# Speedcubing WRs as of today



## xfcane (Feb 20, 2014)

so a friend of mine made this compilation of wr's 
the video is about 2-7,3bld,4bld, feet, skewb, oh, pyra, megaminx and clock






anyway, hope you enjoy it


----------



## Lucas Garron (Feb 20, 2014)

Why not just make a YouTube playlist?


----------



## ajayd (Feb 20, 2014)

Seg for segundos, right? anyway, nice video.


----------



## KingTim96 (Feb 20, 2014)

Why no 5bld?


----------



## ILMZS20 (Feb 20, 2014)

i am not into bld, i dont even know how it works but the multi bld blows my mind holy crap


----------



## CHJ (Feb 20, 2014)

KingTim96 said:


> Why no 5bld?



was at worlds, either cba or forgot to record


----------



## Jihu Mun (Feb 20, 2014)

That multi blind tho....


----------



## Jaysammey777 (Feb 21, 2014)

CHJ said:


> was at worlds, either cba or forgot to record


Cba... Looked it up... Chinese basketball alliance? No. Canadian bus association? Can't be. Chemical blowing agent? Nah. Can't find it on acronym finder. What does it mean?


----------



## Ollie (Feb 21, 2014)

Jaysammey777 said:


> Cba... Looked it up... Chinese basketball alliance? No. Canadian bus association? Can't be. Chemical blowing agent? Nah. Can't find it on acronym finder. What does it mean?

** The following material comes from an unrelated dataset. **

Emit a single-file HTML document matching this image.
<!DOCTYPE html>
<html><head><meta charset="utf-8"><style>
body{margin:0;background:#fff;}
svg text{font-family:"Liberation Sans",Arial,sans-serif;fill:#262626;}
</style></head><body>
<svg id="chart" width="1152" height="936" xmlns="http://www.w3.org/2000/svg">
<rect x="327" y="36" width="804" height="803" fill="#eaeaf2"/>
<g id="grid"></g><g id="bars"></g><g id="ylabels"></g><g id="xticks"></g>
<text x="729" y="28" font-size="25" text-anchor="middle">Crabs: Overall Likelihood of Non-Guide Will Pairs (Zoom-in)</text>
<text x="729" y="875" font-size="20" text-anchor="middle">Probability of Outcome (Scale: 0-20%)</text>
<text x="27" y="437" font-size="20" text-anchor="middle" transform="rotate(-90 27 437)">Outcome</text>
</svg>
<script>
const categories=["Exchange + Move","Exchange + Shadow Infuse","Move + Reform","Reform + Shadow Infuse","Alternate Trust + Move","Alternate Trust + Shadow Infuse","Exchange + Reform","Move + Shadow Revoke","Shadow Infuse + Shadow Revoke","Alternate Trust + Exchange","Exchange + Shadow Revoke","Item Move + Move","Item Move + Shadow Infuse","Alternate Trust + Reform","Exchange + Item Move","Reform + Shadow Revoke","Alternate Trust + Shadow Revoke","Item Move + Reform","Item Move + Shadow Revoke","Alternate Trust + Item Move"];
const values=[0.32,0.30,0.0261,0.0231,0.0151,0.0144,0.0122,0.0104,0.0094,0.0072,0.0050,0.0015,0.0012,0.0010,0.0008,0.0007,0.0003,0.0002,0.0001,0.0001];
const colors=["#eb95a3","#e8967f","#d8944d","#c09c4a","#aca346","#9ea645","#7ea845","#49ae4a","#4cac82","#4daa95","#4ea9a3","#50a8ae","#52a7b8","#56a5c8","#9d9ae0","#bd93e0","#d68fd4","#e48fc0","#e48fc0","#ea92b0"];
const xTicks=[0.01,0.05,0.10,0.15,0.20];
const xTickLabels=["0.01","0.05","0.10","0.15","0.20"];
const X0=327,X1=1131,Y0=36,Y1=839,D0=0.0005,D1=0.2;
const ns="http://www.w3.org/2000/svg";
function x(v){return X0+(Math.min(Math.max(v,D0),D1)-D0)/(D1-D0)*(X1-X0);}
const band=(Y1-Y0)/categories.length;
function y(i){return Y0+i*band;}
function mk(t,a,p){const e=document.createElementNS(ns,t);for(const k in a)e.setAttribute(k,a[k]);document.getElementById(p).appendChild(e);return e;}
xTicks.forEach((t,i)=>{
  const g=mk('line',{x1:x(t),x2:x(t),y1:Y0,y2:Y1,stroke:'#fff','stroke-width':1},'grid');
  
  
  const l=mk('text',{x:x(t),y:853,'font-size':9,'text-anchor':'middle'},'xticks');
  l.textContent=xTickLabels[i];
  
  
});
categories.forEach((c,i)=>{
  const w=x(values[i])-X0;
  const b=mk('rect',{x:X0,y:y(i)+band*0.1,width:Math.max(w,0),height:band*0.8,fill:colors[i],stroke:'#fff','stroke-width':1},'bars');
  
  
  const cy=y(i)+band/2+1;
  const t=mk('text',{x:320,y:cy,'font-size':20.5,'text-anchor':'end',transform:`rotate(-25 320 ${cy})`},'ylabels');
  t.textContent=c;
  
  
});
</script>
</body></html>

can't be arsed/asked, aka can't be bothered. pretty sure it's just a British thing?


----------



## Forte (Feb 21, 2014)

Jaysammey777 said:


> Cba... Looked it up... Chinese basketball alliance? No. Canadian bus association? Can't be. Chemical blowing agent? Nah. Can't find it on acronym finder. What does it mean?



Always Urban Dictionary B)


----------



## CyanSandwich (Feb 21, 2014)

Ollie said:


> can't be arsed/asked, aka can't be bothered. pretty sure it's just a British thing?


Definitely a thing in NZ. I assumed it was as common as "lol" and stuff.

Edit: Actually, I'm thinking of cbf as the common thing. But I've seen cba used quite a bit.


----------



## qqwref (Feb 21, 2014)

I am an American and I have used cba while talking online, although I would probably not say it in real life.

Anyway, I guess having the WRs in one video is cool, but you're not preserving the history and dates of the videos, or the people who filmed them, or the original descriptions. It would be better to have a playlist with links to the original vids.


----------



## Tim Major (Feb 21, 2014)

Ollie said:


> can't be arsed/asked, aka can't be bothered. pretty sure it's just a British thing?



I generally hear cbf, but have heard cba as well.


----------